Very well. With what little power the Elder Spirits possess, we will grant you a gift. Thanks to the noxlily petals beneath your skin, we have anchor points to restore your body. You will not merely carry the Light. You will be reforged in it.
An astral gateway appeared before me.
I gathered my incorporeal self, summoned my courage, and pushed through the silver veil of light.
6
I stepped out of Indrasyl’s hollow and opened my eyes to a dark forest, my body bare like a wolf in the moonlight. As much as I wanted to run and howl with the energy swirling through my limbs, I knew I needed to return to the village.
The black dress Erovos had fashioned for me lay in a destroyed heap on the ground. I refused to put the horrid thing back on my body, but I couldn’t return to the village wearing nothing.
A notion struck me. If Erovos could create a dress of darkness, I could create one out of light.
I summoned pinpricks of Light upon my skin, allowing the specks to create luminous paths along my body. Heavenly jewels draped down my chest and torso like liquid moonlight turned to fabric. The Light clung to my waist and hips, sparkling against me until it flared out and trailed behind me in a radiant train.
I was dressed in a glimmering gown that looked as if millions of diamonds had been painstakingly placed upon my skin one stone at a time.
My senses were keen, hyperaware, and my ear twitched.
There were eyes on me.
My sharp gaze darted to a massive figure hiding behind a tree. His dull, mossy stare looked frightened and unsure.
“You can come out,” I said to Graem, and he slowly emerged from behind the tree.
“Master?” he asked, somehow looking filthier than when I saw him a few minutes ago. He always wore tattered clothes, but now they were threadbare and barely hanging on. Demil must have done a number on him when he escaped.

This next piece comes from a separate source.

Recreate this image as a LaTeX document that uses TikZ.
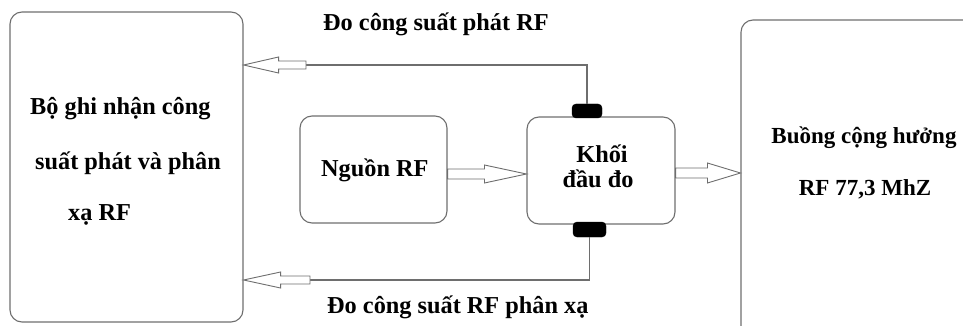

“He’s gone,” I said plainly.
“Master?” he asked, gesturing to me.
“No. You no longer have a master, Graem. Is there somewhere else you can go?” I asked. I didn’t want to hurt him. I knew he had been under Erovos’ control all this time.
He nodded his misshapen head, and for the first time, a spark of light shone in his flat eyes.
“Go there and never come back. Do you understand?”
He nodded again, his body twitching with eagerness.
“Good. Now, go!” I commanded, and without hesitation, he ran into the woods. The ground shook and trembled as he fled from what I could only assume was a life full of suffering.
I turned away from the giant and closed my eyes.
Home,I thought with the merest of whispers, and thousands of beautiful threads unraveled before me in a celestial chandelier. I gently searched through the strands until I found what I was looking for.
The shimmering thread to the Wyn village came easily. I gave it a gentle tug and rushed through a channel of stars until my feet landed on solid ground. I marveled at the grace with which I arrived just outside the village. I’d never traveled with such speed and elegance before.
My hair and dress tousled around me as I settled from my crossing in a beam of light. It came so naturally, unlike before when traveling had been such a struggle.
I welcomed in the sight of the village—a place I had come to call home since learning the Alcreon Light flowed within my veins. Teardrop domes bloomed on the horizon like wooden flower buds, and the forest brushed against the purple-and-sapphire sky.
I took a deep breath and curled my toes into the plush grass, but my brows knit together in confusion. The ground was pokey and dry—an odd sensation for a village that was perpetually verdant.
My gaze darted up as a bounding white wolf charged toward me, and I dropped to my knees. “Sabra!” I choked out. My heart soared at the sight of her.
After she attempted to save Ven, Graem had hurled her into a tree, where she’d lain lifeless and unmoving. The sound of her snapping in half still haunted me, but now she ran without the slightest limp.
How had Takoda mended her so quickly? The healer told me his medicines worked best on flesh and that bones were another matter. The only plant capable of mending Sabra was a noxlily, but Rowen had used the last one on me in the Crystal Crypts. Not enough time had passed for Takoda to grow more of the healing flower.